While I won’t address analyzing or predicting the results, per se, this is a fun problem to look at some visualization techniques at visualizing high-dimensional data. I’ll be the first to admit for 3 variables (gold, silver, and bronze medals), there are simpler visualizations (hundreds!), but my purpose here is to introduce the technique with the ability to know what it should like from the data.
Ted
Contents
Reading current Olympic Results
First, let’s read the HTML page, from which we’ll extract our data.
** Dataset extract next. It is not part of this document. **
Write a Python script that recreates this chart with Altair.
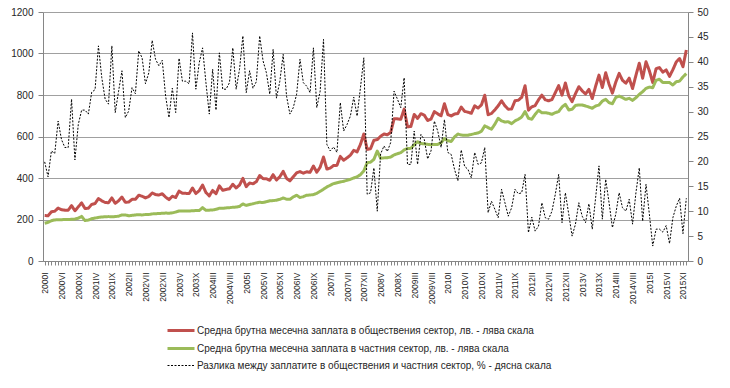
import altair as alt
import pandas as pd

YEARS = list(range(2000, 2016))
ROMAN = ["I", "II", "III", "IV", "V", "VI", "VII", "VIII", "IX", "X", "XI", "XII"]
MONTHS = [f"{y}{r}" for y in YEARS for r in ROMAN]

# Average gross monthly wage, public sector (BGN) - left axis
PUBLIC = [
    219, 218, 237, 240, 255, 247, 245, 245, 267, 242, 261, 280, 253, 254, 273, 277,
    301, 290, 282, 281, 304, 278, 290, 308, 283, 284, 297, 297, 317, 312, 304, 311,
    328, 320, 318, 324, 308, 296, 312, 306, 337, 326, 326, 325, 352, 325, 339, 366,
    330, 314, 340, 324, 362, 341, 345, 348, 370, 352, 366, 398, 358, 376, 372, 382,
    412, 397, 396, 389, 416, 390, 406, 432, 398, 386, 406, 425, 431, 423, 430, 427,
    458, 428, 452, 501, 443, 448, 460, 461, 504, 486, 497, 510, 533, 526, 562, 612,
    538, 541, 582, 585, 601, 612, 608, 620, 685, 685, 683, 732, 647, 648, 706, 687,
    710, 703, 677, 684, 720, 709, 700, 758, 706, 699, 708, 711, 742, 721, 717, 712,
    748, 737, 752, 799, 705, 711, 728, 748, 772, 748, 731, 733, 772, 775, 789, 845,
    727, 743, 749, 777, 799, 777, 772, 778, 811, 845, 799, 858, 796, 768, 806, 840,
    820, 805, 827, 783, 842, 896, 836, 907, 852, 809, 862, 904, 871, 857, 881, 831,
    895, 953, 881, 960, 917, 860, 927, 932, 910, 921, 890, 922, 959, 976, 936, 1017,
]

# Average gross monthly wage, private sector (BGN) - left axis
PRIVATE = [
    182, 186, 194, 198, 199, 199, 200, 200, 201, 202, 206, 215, 195, 197, 204, 207,
    210, 212, 213, 214, 213, 214, 216, 222, 222, 218, 220, 222, 223, 222, 224, 224,
    227, 228, 229, 230, 231, 230, 232, 236, 241, 241, 241, 241, 242, 243, 243, 257,
    244, 245, 246, 249, 254, 254, 256, 257, 259, 260, 263, 275, 268, 272, 276, 280,
    283, 282, 286, 290, 291, 293, 297, 304, 298, 297, 309, 317, 306, 310, 317, 318,
    320, 326, 336, 346, 357, 365, 373, 377, 381, 384, 389, 394, 400, 406, 416, 434,
    474, 476, 490, 530, 495, 497, 498, 501, 511, 517, 522, 535, 542, 543, 560, 575,
    566, 565, 562, 560, 562, 562, 570, 590, 580, 576, 598, 612, 607, 606, 606, 610,
    614, 617, 625, 651, 643, 635, 659, 688, 675, 670, 671, 662, 675, 683, 694, 720,
    688, 683, 707, 726, 715, 715, 712, 707, 715, 720, 742, 755, 728, 731, 750, 752,
    752, 747, 742, 736, 747, 752, 771, 779, 763, 758, 788, 795, 787, 779, 784, 774,
    787, 803, 816, 832, 838, 835, 871, 876, 860, 860, 860, 848, 864, 867, 887, 903,
]

# Difference between public and private wages (%) - right axis
DIFF = [
    19.9, 16.9, 22.1, 21.6, 28.1, 24.4, 22.8, 22.8, 32.5, 20.3, 27.4, 30.3, 30.3, 29.5, 33.9, 34.4,
    43.2, 36.8, 32.5, 31.5, 43.2, 29.8, 34.1, 38.2, 28.8, 30.1, 34.8, 33.6, 42.2, 40.8, 35.6, 37.8,
    44.3, 40.5, 39.2, 40.3, 33.1, 28.8, 34.7, 29.8, 40.7, 36.1, 36.1, 35.6, 45.8, 34.5, 39.8, 42.8,
    35.8, 29.5, 38.5, 30.3, 41.8, 34.5, 34.5, 35.8, 42.8, 34.5, 38.5, 45.2, 33.8, 38.2, 34.7, 36.0,
    45.2, 40.2, 37.8, 33.5, 42.5, 32.7, 36.1, 41.5, 33.1, 29.5, 30.8, 33.5, 40.5, 35.8, 35.1, 33.8,
    42.8, 30.8, 34.1, 44.5, 23.4, 22.1, 22.9, 21.8, 31.8, 26.1, 27.4, 29.1, 32.9, 29.1, 34.8, 40.8,
    13.4, 13.7, 18.7, 10.0, 21.5, 23.1, 22.0, 23.8, 34.1, 32.5, 30.8, 36.8, 19.4, 19.4, 26.1, 19.4,
    25.4, 24.4, 20.5, 22.1, 28.1, 26.1, 22.8, 28.4, 21.8, 21.4, 18.4, 16.1, 22.3, 19.0, 18.4, 16.7,
    21.8, 19.4, 19.7, 22.8, 9.7, 12.0, 10.4, 8.7, 14.4, 11.7, 9.0, 10.7, 14.4, 13.5, 13.7, 17.4,
    5.7, 8.8, 6.0, 7.0, 11.7, 8.7, 8.4, 10.0, 13.4, 17.4, 7.7, 13.7, 9.4, 5.0, 7.4, 11.7,
    9.0, 7.7, 11.5, 6.4, 12.7, 19.1, 8.4, 16.4, 11.7, 6.7, 9.4, 13.7, 10.7, 10.0, 12.4, 7.4,
    13.7, 18.7, 8.0, 15.4, 9.4, 3.0, 6.4, 6.4, 5.8, 7.1, 3.5, 8.7, 11.0, 12.6, 5.5, 12.6,
]

S_PUB = "Средна брутна месечна заплата в обществения сектор, лв. - лява скала"
S_PRI = "Средна брутна месечна заплата в частния сектор, лв. - лява скала"
S_DIF = "Разлика между заплатите в обществения и частния сектор, % - дясна скала"
SERIES = [S_PUB, S_PRI, S_DIF]
COLORS = ["#C0504D", "#9BBB59", "#000000"]
DASHES = [[1, 0], [1, 0], [2, 1.5]]
WIDTHS = [3.0, 3.0, 1.0]

LEFT_TICKS = [0, 200, 400, 600, 800, 1000, 1200]
RIGHT_TICKS = [0, 5, 10, 15, 20, 25, 30, 35, 40, 45, 50]

left_rows = []
for i, m in enumerate(MONTHS):
    left_rows.append({"i": i, "month": m, "series": S_PUB, "v": PUBLIC[i]})
for i, m in enumerate(MONTHS):
    left_rows.append({"i": i, "month": m, "series": S_PRI, "v": PRIVATE[i]})
df_left = pd.DataFrame(left_rows)
df_right = pd.DataFrame({"i": list(range(len(MONTHS))), "month": MONTHS,
                         "series": [S_DIF] * len(MONTHS), "v": DIFF})

FONT = "Liberation Sans"
AXIS_GRAY = "#868686"
TXT = "#262626"

month_arr = "[" + ",".join(f"'{m}'" for m in MONTHS) + "]"
label_expr = f"datum.value % 5 == 0 ? {month_arr}[datum.value] : ''"

legend = alt.Legend(
    title=None, orient="none", legendX=130, legendY=307, direction="vertical",
    symbolType="M-1.7,0L1,0", symbolSize=400, labelFontSize=10, labelFont=FONT,
    labelColor=TXT, rowPadding=0, labelOffset=1, labelLimit=600, padding=0,
)

color = alt.Color("series:N", scale=alt.Scale(domain=SERIES, range=COLORS), legend=legend)
dash = alt.StrokeDash("series:N", scale=alt.Scale(domain=SERIES, range=DASHES), legend=legend)
width = alt.StrokeWidth("series:N",
                        scale=alt.Scale(type="ordinal", domain=SERIES, range=WIDTHS),
                        legend=legend)

x_enc = alt.X(
    "i:Q",
    scale=alt.Scale(domain=[-0.5, len(MONTHS) - 0.5], nice=False, zero=False),
    axis=alt.Axis(
        values=list(range(len(MONTHS))), labelExpr=label_expr, labelAngle=270,
        labelOverlap=False, grid=False, tickSize=4, tickColor=AXIS_GRAY,
        domainColor=AXIS_GRAY, labelFontSize=8.5, labelFont=FONT, labelColor=TXT,
        labelPadding=7, title=None, labelFlush=False,
    ),
)

left = alt.Chart(df_left).mark_line(strokeJoin="round").encode(
    x=x_enc,
    y=alt.Y(
        "v:Q",
        scale=alt.Scale(domain=[0, 1200], nice=False),
        axis=alt.Axis(
            orient="left", values=LEFT_TICKS, format="d", grid=True, gridColor="#a0a0a0",
            gridWidth=1, tickSize=5, tickColor=AXIS_GRAY, domainColor=AXIS_GRAY,
            labelFontSize=10, labelFont=FONT, labelColor=TXT, labelPadding=5, title=None,
        ),
    ),
    color=color, strokeDash=dash, strokeWidth=width,
    detail="series:N",
)

right = alt.Chart(df_right).mark_line().encode(
    x=x_enc,
    y=alt.Y(
        "v:Q",
        scale=alt.Scale(domain=[0, 50], nice=False),
        axis=alt.Axis(
            orient="right", values=RIGHT_TICKS, format="d", grid=False, tickSize=5,
            tickColor=AXIS_GRAY, domainColor=AXIS_GRAY, labelFontSize=10,
            labelFont=FONT, labelColor=TXT, labelPadding=4, title=None,
        ),
    ),
    color=color, strokeDash=dash, strokeWidth=width,
)

chart = (
    alt.layer(left, right)
    .resolve_scale(y="independent")
    .properties(
        width=645, height=249,
        padding={"left": 35, "top": 4, "right": 34, "bottom": 119},
        autosize=alt.AutoSizeParams(type="none"),
        background="white",
    )
    .configure_view(strokeWidth=0)
)

chart.save("out.html", embed_options={"renderer": "svg", "actions": False})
s=urlread('http://www.nbcolympics.com/medals/2008standings/index.html');
k1=findstr(s,'<tbody>');
k2=findstr(s,'</tbody>');
s0=s(k1:k2);
rowstart=findstr(s0,'<tr');rowend=[rowstart(2:end)-1 length(s0)];
n=length(rowstart);country=cell(n,1);medals=zeros(n,3);
for i=1:length(rowstart),
tmprow=s0(rowstart(i):rowend(i));
datstart=findstr(tmprow,'<td');datend=[datstart(2:end)-1 length(tmprow)];
for j=[2 4 5 6],
tmpdat=tmprow(datstart(j):datend(j));
c=regexp(tmpdat,'[^<>]*','match');
switch(j),
case 2, country{i}=c{3};
case 4, medals(i,1)=str2double(c{2});
case 5, medals(i,2)=str2double(c{2});
case 6, medals(i,3)=str2double(c{2});
end;
end;
end;
Sammon mapping
One way to visualize the data is to perform a Sammon projection into two projections. This is similar to principal component analysis, where we’ve created a mapping of our three variables that is represented in a “best” sense in two dimensions. The axes don’t have a particularly useful definition, other than they represent the dimensions in this projection space. The USA and China are pretty far away from everyone else, and fairly distanced from each other as well, because of their differences in the medals they’ve won (China has more gold, USA has more silver at the time of writing).
p=sammon(medals,2);
plot(p(:,1),p(:,2),'b.');
text(p(:,1),p(:,2),country);
computing mutual distances
iterating
Self-Organizing Maps
A really interesting way to view some data is using a dimensionality reduction technique called Self-Organizing Maps (SOM) or similarity maps. SOM is a neural network technique where nodes are arranged in a 2-D lattice. Whereas principle component analysis (PCA) finds the best hyperplane through the data, think of a SOM as an elastic sheet that spreads and stretches over
the data during learning. The SOM tends to have many nodes where there is a lot of data, and few where it is sparse (or non-existent).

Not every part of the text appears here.